• _What is expected_: In the entries below, count every line containing "full". Return the number and nothing else.

☆ ☆ ☆ ☆ ☆ ☆ ☆

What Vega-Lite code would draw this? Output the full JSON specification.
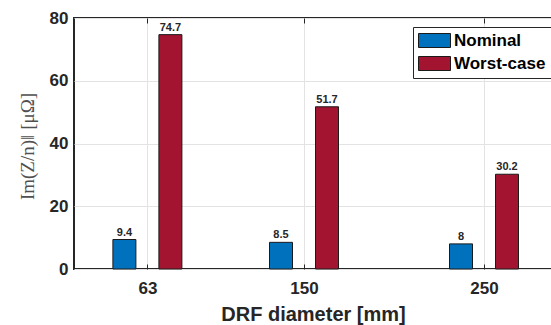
{
  "$schema": "https://vega.github.io/schema/vega-lite/v6.json",
  "autosize": "none",
  "width": 478,
  "height": 251,
  "padding": {"left": 74, "top": 18, "right": 0, "bottom": 56},
  "background": "white",
  "config": {
    "view": {"stroke": "#262626", "strokeWidth": 2},
    "font": "Liberation Sans",
    "axis": {
      "domain": false,
      "ticks": false,
      "gridColor": "#e3e3e3",
      "gridWidth": 1,
      "labelFont": "Liberation Sans",
      "labelFontWeight": "bold",
      "labelFontSize": 17,
      "labelColor": "#262626",
      "titleColor": "#262626"
    }
  },
  "resolve": {"axis": {"x": "independent"}},
  "data": {
    "values": [
      {"diameter": 63, "series": "Nominal", "value": 9.4},
      {"diameter": 150, "series": "Nominal", "value": 8.5},
      {"diameter": 250, "series": "Nominal", "value": 8},
      {"diameter": 63, "series": "Worst-case", "value": 74.7},
      {"diameter": 150, "series": "Worst-case", "value": 51.7},
      {"diameter": 250, "series": "Worst-case", "value": 30.2}
    ]
  },
  "encoding": {
    "y": {
      "field": "value",
      "type": "quantitative",
      "scale": {"domain": [0, 80], "nice": false},
      "axis": {
        "values": [0, 20, 40, 60, 80],
        "labelPadding": 6,
        "title": "Im(Z/n)ǁ [μΩ]",
        "titleFont": "Liberation Serif",
        "titleFontWeight": "normal",
        "titleFontSize": 19,
        "titleColor": "#505050",
        "titleAngle": -90,
        "titleX": -47,
        "titleY": 128,
        "titleBaseline": "middle",
        "titleAlign": "center"
      }
    }
  },
  "layer": [
    {
      "transform": [{"filter": "datum.series == 'Nominal'"}],
      "mark": {"type": "bar", "width": 23, "xOffset": -23, "stroke": "#1a1a1a", "strokeWidth": 1},
      "encoding": {
        "x": {
          "field": "diameter",
          "type": "quantitative",
          "scale": {"domain": [25, 285], "nice": false, "zero": false},
          "axis": {
            "orient": "bottom",
            "values": [63, 150, 250],
            "ticks": true,
            "tickSize": -5,
            "tickColor": "#262626",
            "tickWidth": 1,
            "labelPadding": 16,
            "title": "DRF diameter [mm]",
            "titleFont": "Liberation Sans",
            "titleFontWeight": "bold",
            "titleFontSize": 20,
            "titlePadding": 8
          }
        },
        "color": {
          "field": "series",
          "type": "nominal",
          "scale": {"domain": ["Nominal", "Worst-case"], "range": ["#0072BD", "#A2142F"]},
          "legend": {
            "title": null,
            "orient": "none",
            "legendX": 339,
            "legendY": 9,
            "padding": 5,
            "strokeColor": "#262626",
            "fillColor": "white",
            "symbolType": "M-1,-0.875H3V0.875H-1Z",
            "symbolSize": 256,
            "symbolStrokeColor": "#1a1a1a",
            "symbolStrokeWidth": 1,
            "symbolOpacity": 1,
            "labelFont": "Liberation Sans",
            "labelFontWeight": "bold",
            "labelFontSize": 17,
            "labelColor": "#000000",
            "labelOffset": 19,
            "rowPadding": 4
          }
        }
      }
    },
    {
      "transform": [{"filter": "datum.series == 'Worst-case'"}],
      "mark": {"type": "bar", "width": 23, "xOffset": 23, "stroke": "#1a1a1a", "strokeWidth": 1},
      "encoding": {
        "x": {"field": "diameter", "type": "quantitative", "axis": null},
        "color": {"field": "series", "type": "nominal"}
      }
    },
    {
      "transform": [{"filter": "datum.series == 'Nominal'"}],
      "mark": {"type": "text", "xOffset": -23, "dy": -2, "baseline": "bottom", "fontSize": 11, "fontWeight": "bold", "color": "#262626"},
      "encoding": {
        "x": {"field": "diameter", "type": "quantitative", "axis": null},
        "text": {"field": "value", "type": "quantitative"}
      }
    },
    {
      "transform": [{"filter": "datum.series == 'Worst-case'"}],
      "mark": {"type": "text", "xOffset": 23, "dy": -2, "baseline": "bottom", "fontSize": 11, "fontWeight": "bold", "color": "#262626"},
      "encoding": {
        "x": {
          "field": "diameter",
          "type": "quantitative",
          "axis": {
            "orient": "top",
            "values": [63, 150, 250],
            "grid": false,
            "labels": false,
            "ticks": true,
            "tickSize": -5,
            "tickColor": "#262626",
            "tickWidth": 1,
            "title": null
          }
        },
        "text": {"field": "value", "type": "quantitative"}
      }
    }
  ]
}
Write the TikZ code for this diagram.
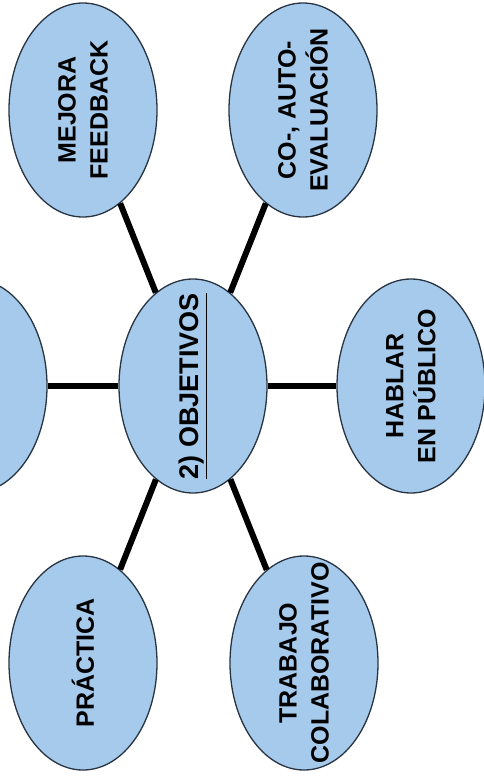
\documentclass[tikz,border=0pt]{standalone}
\usepackage{fontspec}
\setmainfont{Liberation Sans}
\usepackage{tikz}
\usetikzlibrary{shapes.geometric}
\definecolor{bubblue}{RGB}{166,202,236}
\definecolor{bubline}{RGB}{40,52,66}

\begin{document}
\begin{tikzpicture}[x=1pt, y=-1pt,
    bubble/.style={ellipse, draw=bubline, line width=1.3pt, fill=bubblue, minimum width=148pt, minimum height=214pt, inner sep=0pt},
    bubtext/.style={rotate=90, align=center, font=\fontsize{25}{32}\selectfont\bfseries, inner sep=0pt},
    link/.style={line width=6pt}]

    \useasboundingbox (0, 0) rectangle (484, 781);

    \node[bubble] (obj) at (193, 386) {};
    \node[bubble] (izq) at (-27, 386) {};
    \node[bubble] (mejora) at (83, 110) {};
    \node[bubble] (auto) at (303, 110) {};
    \node[bubble] (hablar) at (411, 386) {};
    \node[bubble] (practica) at (83, 663) {};
    \node[bubble] (trabajo) at (304, 663) {};
    \draw[link] (obj) -- (izq);
    \draw[link] (obj) -- (mejora);
    \draw[link] (obj) -- (auto);
    \draw[link] (obj) -- (hablar);
    \draw[link] (obj) -- (practica);
    \draw[link] (obj) -- (trabajo);

    \node[bubtext, font=\fontsize{27}{32}\selectfont\bfseries] (obj-t) at (obj) {\underline{2) OBJETIVOS}};
    \node[bubtext] (mejora-t) at (mejora) {MEJORA\\FEEDBACK};
    \node[bubtext] (auto-t) at (auto) {CO-, AUTO-\\EVALUACIÓN};
    \node[bubtext] (hablar-t) at (hablar) {HABLAR\\EN PÚBLICO};
    \node[bubtext] (practica-t) at (practica) {PRÁCTICA};
    \node[bubtext] (trabajo-t) at (trabajo) {TRABAJO\\COLABORATIVO};
\end{tikzpicture}
\end{document}
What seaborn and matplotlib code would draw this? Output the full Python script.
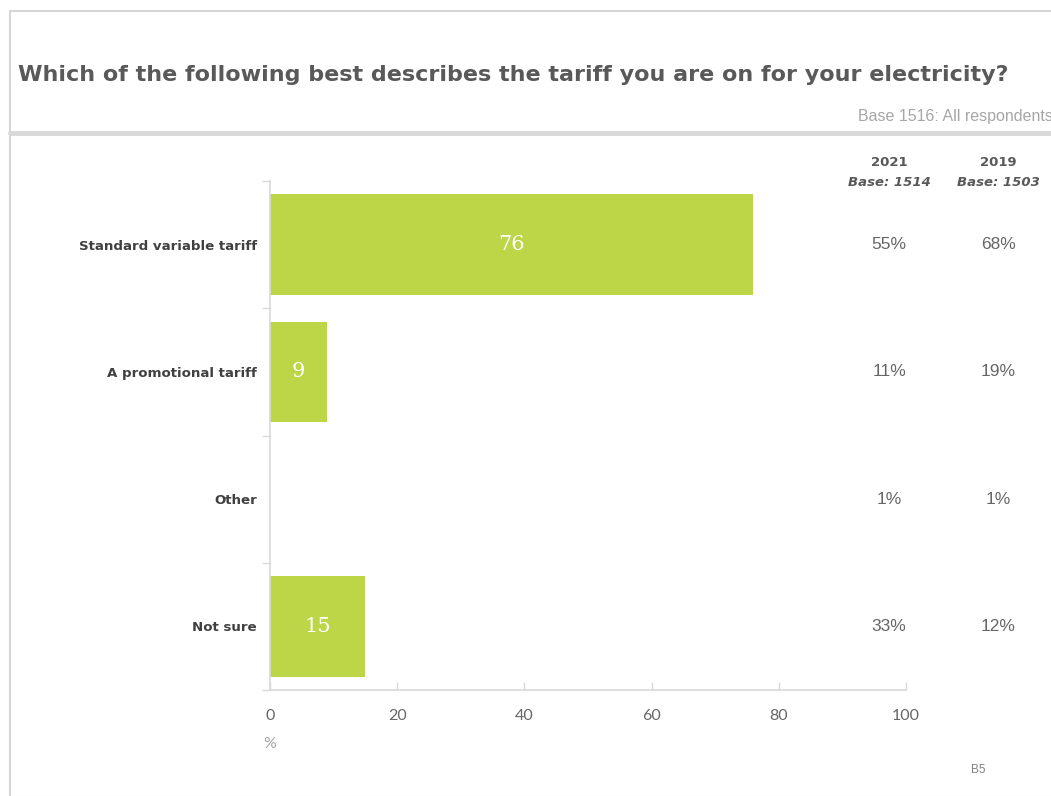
import matplotlib
matplotlib.use("Agg")
import matplotlib.pyplot as plt
from matplotlib.ticker import FixedLocator
from matplotlib.patches import Rectangle
from matplotlib.lines import Line2D
from matplotlib.transforms import blended_transform_factory
import seaborn as sns
import pandas as pd

# Survey responses
categories = ["Standard variable tariff", "A promotional tariff", "Other", "Not sure"]
share_pct = [76, 9, 0, 15]
year_2021 = ["55%", "11%", "1%", "33%"]
year_2019 = ["68%", "19%", "1%", "12%"]
x_ticks = [0, 20, 40, 60, 80, 100]

title = "Which of the following best describes the tariff you are on for your electricity?"
base_note = "Base 1516: All respondents"
col_headers = [("2021", "Base: 1514"), ("2019", "Base: 1503")]

GREEN = "#bdd648"
GRID = "#d9d9d9"
TXT = "#595959"
BOLD_FONT = ["DejaVu Sans"]

sns.set_theme(style="white")
plt.rcParams["font.family"] = ["Liberation Sans", "DejaVu Sans"]

W, H = 1051, 796
fig = plt.figure(figsize=(W / 100, H / 100), dpi=100)


def fx(px):
    return px / W


def fy(py):
    return 1 - py / H


# Panel frame and separator
fig.add_artist(Rectangle((fx(9.5), fy(797)), fx(1100), fy(11) - fy(797),
                         transform=fig.transFigure, fill=False,
                         edgecolor="#d6d6d6", linewidth=1.5))
fig.add_artist(Line2D([fx(10), 1.0], [fy(132.5), fy(132.5)],
                      transform=fig.transFigure, color="#d9d9d9", linewidth=3.5))

fig.text(fx(18), fy(75), title, fontsize=16, fontweight="bold", color=TXT,
         family=["DejaVu Sans"], va="center", ha="left")
fig.text(fx(858), fy(116), base_note, fontsize=11.5, color="#a6a6a6",
         va="center", ha="left")

ax = fig.add_axes([fx(270), fy(690), fx(906) - fx(270), fy(181) - fy(690)])

df = pd.DataFrame({"category": categories, "share": share_pct})
sns.barplot(data=df, x="share", y="category", color=GREEN, saturation=1,
            width=0.79, ax=ax, orient="h", linewidth=0, edgecolor="none")

ax.set_xlim(0, 100)
ax.set_ylim(3.5, -0.5)
ax.set_xlabel("")
ax.set_ylabel("")

# Bar value labels, skipping empty bars
for cont in ax.containers:
    labels = [f"{v:g}" if v > 0 else "" for v in cont.datavalues]
    ax.bar_label(cont, labels=labels, label_type="center", color="white",
                 fontsize=15, family=["DejaVu Serif"])

# Axis styling
for side in ["top", "right"]:
    ax.spines[side].set_visible(False)
for side in ["left", "bottom"]:
    ax.spines[side].set_color(GRID)
    ax.spines[side].set_linewidth(1.2)

ax.set_xticks(x_ticks)
ax.tick_params(axis="x", bottom=True, direction="in", length=6, color=GRID,
               width=1, pad=14, labelsize=11.5, labelcolor="#666666")
for lab in ax.get_xticklabels():
    lab.set_family(["Lato", "DejaVu Sans"])

ax.tick_params(axis="y", which="major", left=False, length=0, pad=9.5,
               labelsize=9.6, labelcolor="#404040")
for lab in ax.get_yticklabels():
    lab.set_fontweight("bold")
    lab.set_family(BOLD_FONT)
ax.yaxis.set_minor_locator(FixedLocator([-0.5, 0.5, 1.5, 2.5, 3.5]))
ax.tick_params(axis="y", which="minor", left=True, direction="out", length=6,
               color=GRID, width=1)

# Comparison columns
col_x = [889, 998]
for cx, (yr, base) in zip(col_x, col_headers):
    fig.text(fx(cx), fy(162), yr, fontsize=9.5, fontweight="bold", color=TXT,
             family=BOLD_FONT, ha="center", va="center")
    fig.text(fx(cx), fy(183), base, fontsize=9.5, fontweight="bold",
             style="italic", color=TXT, family=BOLD_FONT,
             ha="center", va="center")

row_tf = blended_transform_factory(fig.transFigure, ax.transData)
for i, (a, b) in enumerate(zip(year_2021, year_2019)):
    ax.text(fx(col_x[0]), i, a, transform=row_tf, ha="center", va="center",
            fontsize=12.5, color="#666666", clip_on=False)
    ax.text(fx(col_x[1]), i, b, transform=row_tf, ha="center", va="center",
            fontsize=12.5, color="#666666", clip_on=False)

# Unit and slide reference
fig.text(fx(270), fy(744), "%", fontsize=11.5, color="#a6a6a6",
         family=["Lato", "DejaVu Sans"], ha="center", va="center")
fig.text(fx(978), fy(770), "B5", fontsize=8.5, color="#808080",
         ha="center", va="center")

fig.savefig("out.png", dpi=100)
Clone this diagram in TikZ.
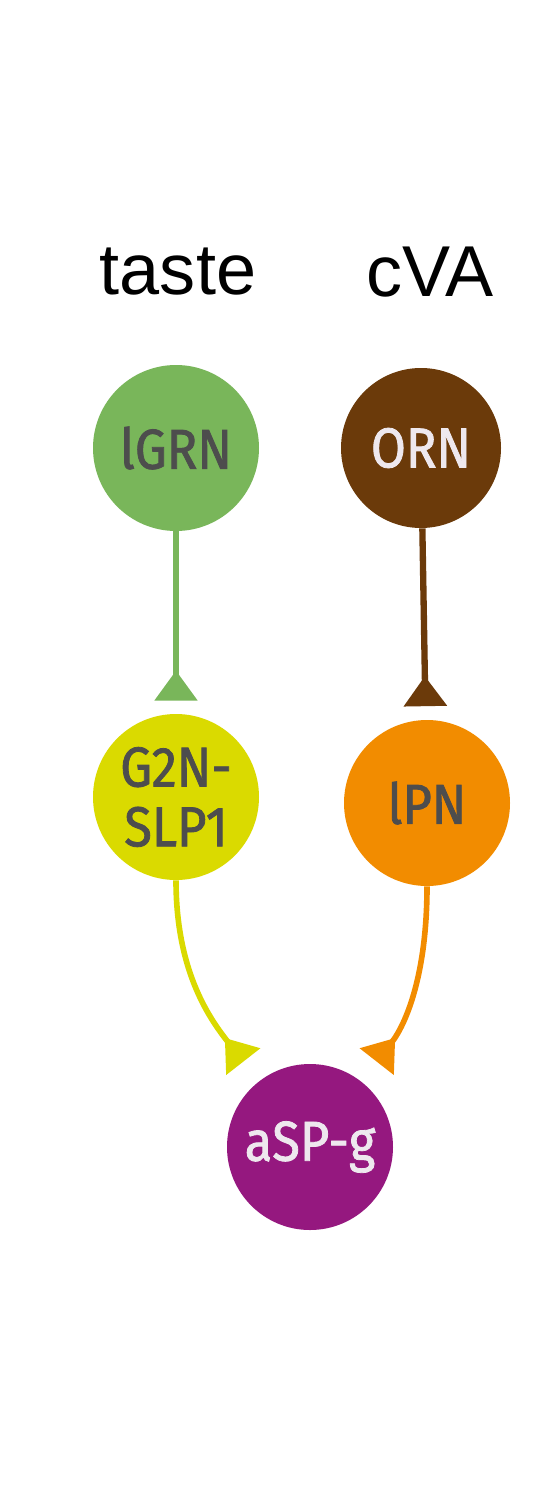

☆ ☆ ☆ ☆ ☆ ☆ ☆

• _Worked solution_: 2